__EXERCISE DIRECTIONS__: Can you transcribe the data exactly? Leave the pictures out.

__DATA EXTRACT__:
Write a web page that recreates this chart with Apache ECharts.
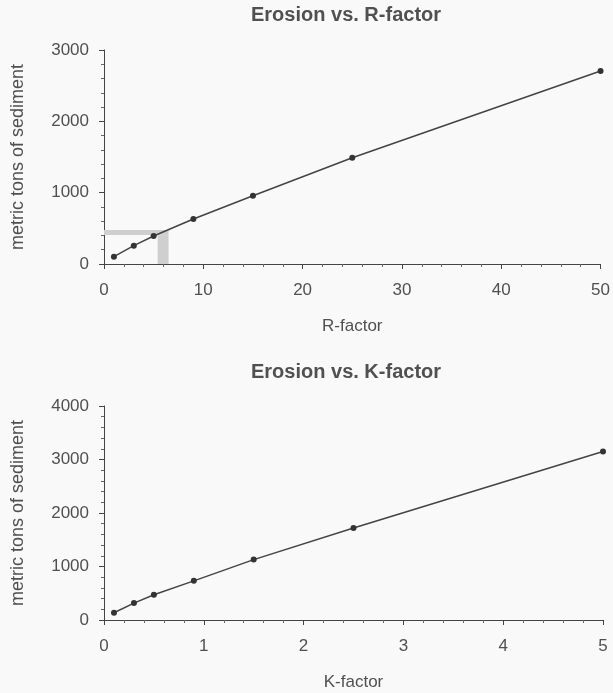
<!DOCTYPE html>
<html>
<head>
<meta charset="utf-8">
<script src="https://cdn.jsdelivr.net/npm/echarts@6/dist/echarts.min.js"></script>
<style>
  html, body { margin: 0; padding: 0; background: #f9f9f9; }
  #chart { width: 613px; height: 693px; }
</style>
</head>
<body>
<div id="chart"></div>
<script>
// top chart: erosion vs R-factor
const rFactor = [1, 3, 5, 9, 15, 25, 50];
const rErosion = [103, 257, 392, 630, 957, 1489, 2706];
// gray guide bands in the top chart [x0, y0, x1, y1]
const guideH = [0, 405, 6.5, 475];
const guideV = [5.4, 0, 6.5, 405];

// bottom chart: erosion vs K-factor
const kFactor = [0.1, 0.3, 0.5, 0.9, 1.5, 2.5, 5];
const kErosion = [136, 316, 471, 732, 1129, 1718, 3150];

const textColor = '#505050';
const lineColor = '#444';

function makeX(idx, max, interval, name) {
    return {
        type: 'value',
        gridIndex: idx,
        min: 0,
        max: max,
        interval: interval,
        name: name,
        nameLocation: 'middle',
        nameGap: 54,
        nameTextStyle: { color: textColor, fontSize: 17, fontFamily: 'Liberation Sans' },
        axisLine: { lineStyle: { color: lineColor, width: 1 } },
        axisTick: { length: 5, lineStyle: { color: lineColor } },
        minorTick: { show: true, splitNumber: 5, length: 3, lineStyle: { color: '#666' } },
        axisLabel: { color: textColor, fontSize: 17, margin: 18, fontFamily: 'Liberation Sans' },
        splitLine: { show: false }
    };
}

function makeY(idx, max) {
    return {
        type: 'value',
        gridIndex: idx,
        min: 0,
        max: max,
        interval: 1000,
        name: 'metric tons of sediment',
        nameLocation: 'middle',
        nameGap: 77,
        nameTextStyle: { color: textColor, fontSize: 18, fontFamily: 'Liberation Sans' },
        axisLine: { show: true, lineStyle: { color: lineColor, width: 1 } },
        axisTick: { show: true, length: 5, lineStyle: { color: lineColor } },
        minorTick: { show: true, splitNumber: 5, length: 3, lineStyle: { color: '#666' } },
        axisLabel: {
            color: textColor, fontSize: 17, margin: 15, fontFamily: 'Liberation Sans',
            formatter: v => String(v)
        },
        splitLine: { show: false }
    };
}

function pairs(xs, ys) {
    return xs.map((x, i) => [x, ys[i]]);
}

const chart = echarts.init(document.getElementById('chart'));
chart.setOption({
    backgroundColor: '#f9f9f9',
    animation: false,
    title: [
        {
            text: 'Erosion vs. R-factor',
            left: 246, top: 0,
            textStyle: { color: '#505050', fontSize: 20, fontWeight: 'bold', fontFamily: 'Liberation Sans' }
        },
        {
            text: 'Erosion vs. K-factor',
            left: 246, top: 357,
            textStyle: { color: '#505050', fontSize: 20, fontWeight: 'bold', fontFamily: 'Liberation Sans' }
        }
    ],
    grid: [
        { left: 104, right: 10, top: 50, height: 214 },
        { left: 104, right: 10, top: 406, height: 214 }
    ],
    xAxis: [
        makeX(0, 50, 10, 'R-factor'),
        makeX(1, 5, 1, 'K-factor')
    ],
    yAxis: [
        makeY(0, 3000),
        makeY(1, 4000)
    ],
    series: [
        {
            type: 'line',
            xAxisIndex: 0,
            yAxisIndex: 0,
            data: pairs(rFactor, rErosion),
            symbol: 'circle',
            symbolSize: 6,
            itemStyle: { color: '#333' },
            lineStyle: { color: lineColor, width: 1.5 },
            markArea: {
                silent: true,
                itemStyle: { color: '#cfcfcf' },
                data: [
                    [{ coord: [guideH[0], guideH[1]] }, { coord: [guideH[2], guideH[3]] }],
                    [{ coord: [guideV[0], guideV[1]] }, { coord: [guideV[2], guideV[3]] }]
                ]
            }
        },
        {
            type: 'line',
            xAxisIndex: 1,
            yAxisIndex: 1,
            data: pairs(kFactor, kErosion),
            symbol: 'circle',
            symbolSize: 6,
            itemStyle: { color: '#333' },
            lineStyle: { color: lineColor, width: 1.5 }
        }
    ]
});
</script>
</body>
</html>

__ANSWER TO THE TASK__:
Write a web page that recreates this chart with Apache ECharts.
<!DOCTYPE html>
<html>
<head>
<meta charset="utf-8">
<script src="https://cdn.jsdelivr.net/npm/echarts@6/dist/echarts.min.js"></script>
<style>
  html, body { margin: 0; padding: 0; background: #f9f9f9; }
  #chart { width: 613px; height: 693px; }
</style>
</head>
<body>
<div id="chart"></div>
<script>
// top chart: erosion vs R-factor
const rFactor = [1, 3, 5, 9, 15, 25, 50];
const rErosion = [103, 257, 392, 630, 957, 1489, 2706];
// gray guide bands in the top chart [x0, y0, x1, y1]
const guideH = [0, 405, 6.5, 475];
const guideV = [5.4, 0, 6.5, 405];

// bottom chart: erosion vs K-factor
const kFactor = [0.1, 0.3, 0.5, 0.9, 1.5, 2.5, 5];
const kErosion = [136, 316, 471, 732, 1129, 1718, 3150];

const textColor = '#505050';
const lineColor = '#444';

function makeX(idx, max, interval, name) {
    return {
        type: 'value',
        gridIndex: idx,
        min: 0,
        max: max,
        interval: interval,
        name: name,
        nameLocation: 'middle',
        nameGap: 54,
        nameTextStyle: { color: textColor, fontSize: 17, fontFamily: 'Liberation Sans' },
        axisLine: { lineStyle: { color: lineColor, width: 1 } },
        axisTick: { length: 5, lineStyle: { color: lineColor } },
        minorTick: { show: true, splitNumber: 5, length: 3, lineStyle: { color: '#666' } },
        axisLabel: { color: textColor, fontSize: 17, margin: 18, fontFamily: 'Liberation Sans' },
        splitLine: { show: false }
    };
}

function makeY(idx, max) {
    return {
        type: 'value',
        gridIndex: idx,
        min: 0,
        max: max,
        interval: 1000,
        name: 'metric tons of sediment',
        nameLocation: 'middle',
        nameGap: 77,
        nameTextStyle: { color: textColor, fontSize: 18, fontFamily: 'Liberation Sans' },
        axisLine: { show: true, lineStyle: { color: lineColor, width: 1 } },
        axisTick: { show: true, length: 5, lineStyle: { color: lineColor } },
        minorTick: { show: true, splitNumber: 5, length: 3, lineStyle: { color: '#666' } },
        axisLabel: {
            color: textColor, fontSize: 17, margin: 15, fontFamily: 'Liberation Sans',
            formatter: v => String(v)
        },
        splitLine: { show: false }
    };
}

function pairs(xs, ys) {
    return xs.map((x, i) => [x, ys[i]]);
}

const chart = echarts.init(document.getElementById('chart'));
chart.setOption({
    backgroundColor: '#f9f9f9',
    animation: false,
    title: [
        {
            text: 'Erosion vs. R-factor',
            left: 246, top: 0,
            textStyle: { color: '#505050', fontSize: 20, fontWeight: 'bold', fontFamily: 'Liberation Sans' }
        },
        {
            text: 'Erosion vs. K-factor',
            left: 246, top: 357,
            textStyle: { color: '#505050', fontSize: 20, fontWeight: 'bold', fontFamily: 'Liberation Sans' }
        }
    ],
    grid: [
        { left: 104, right: 10, top: 50, height: 214 },
        { left: 104, right: 10, top: 406, height: 214 }
    ],
    xAxis: [
        makeX(0, 50, 10, 'R-factor'),
        makeX(1, 5, 1, 'K-factor')
    ],
    yAxis: [
        makeY(0, 3000),
        makeY(1, 4000)
    ],
    series: [
        {
            type: 'line',
            xAxisIndex: 0,
            yAxisIndex: 0,
            data: pairs(rFactor, rErosion),
            symbol: 'circle',
            symbolSize: 6,
            itemStyle: { color: '#333' },
            lineStyle: { color: lineColor, width: 1.5 },
            markArea: {
                silent: true,
                itemStyle: { color: '#cfcfcf' },
                data: [
                    [{ coord: [guideH[0], guideH[1]] }, { coord: [guideH[2], guideH[3]] }],
                    [{ coord: [guideV[0], guideV[1]] }, { coord: [guideV[2], guideV[3]] }]
                ]
            }
        },
        {
            type: 'line',
            xAxisIndex: 1,
            yAxisIndex: 1,
            data: pairs(kFactor, kErosion),
            symbol: 'circle',
            symbolSize: 6,
            itemStyle: { color: '#333' },
            lineStyle: { color: lineColor, width: 1.5 }
        }
    ]
});
</script>
</body>
</html>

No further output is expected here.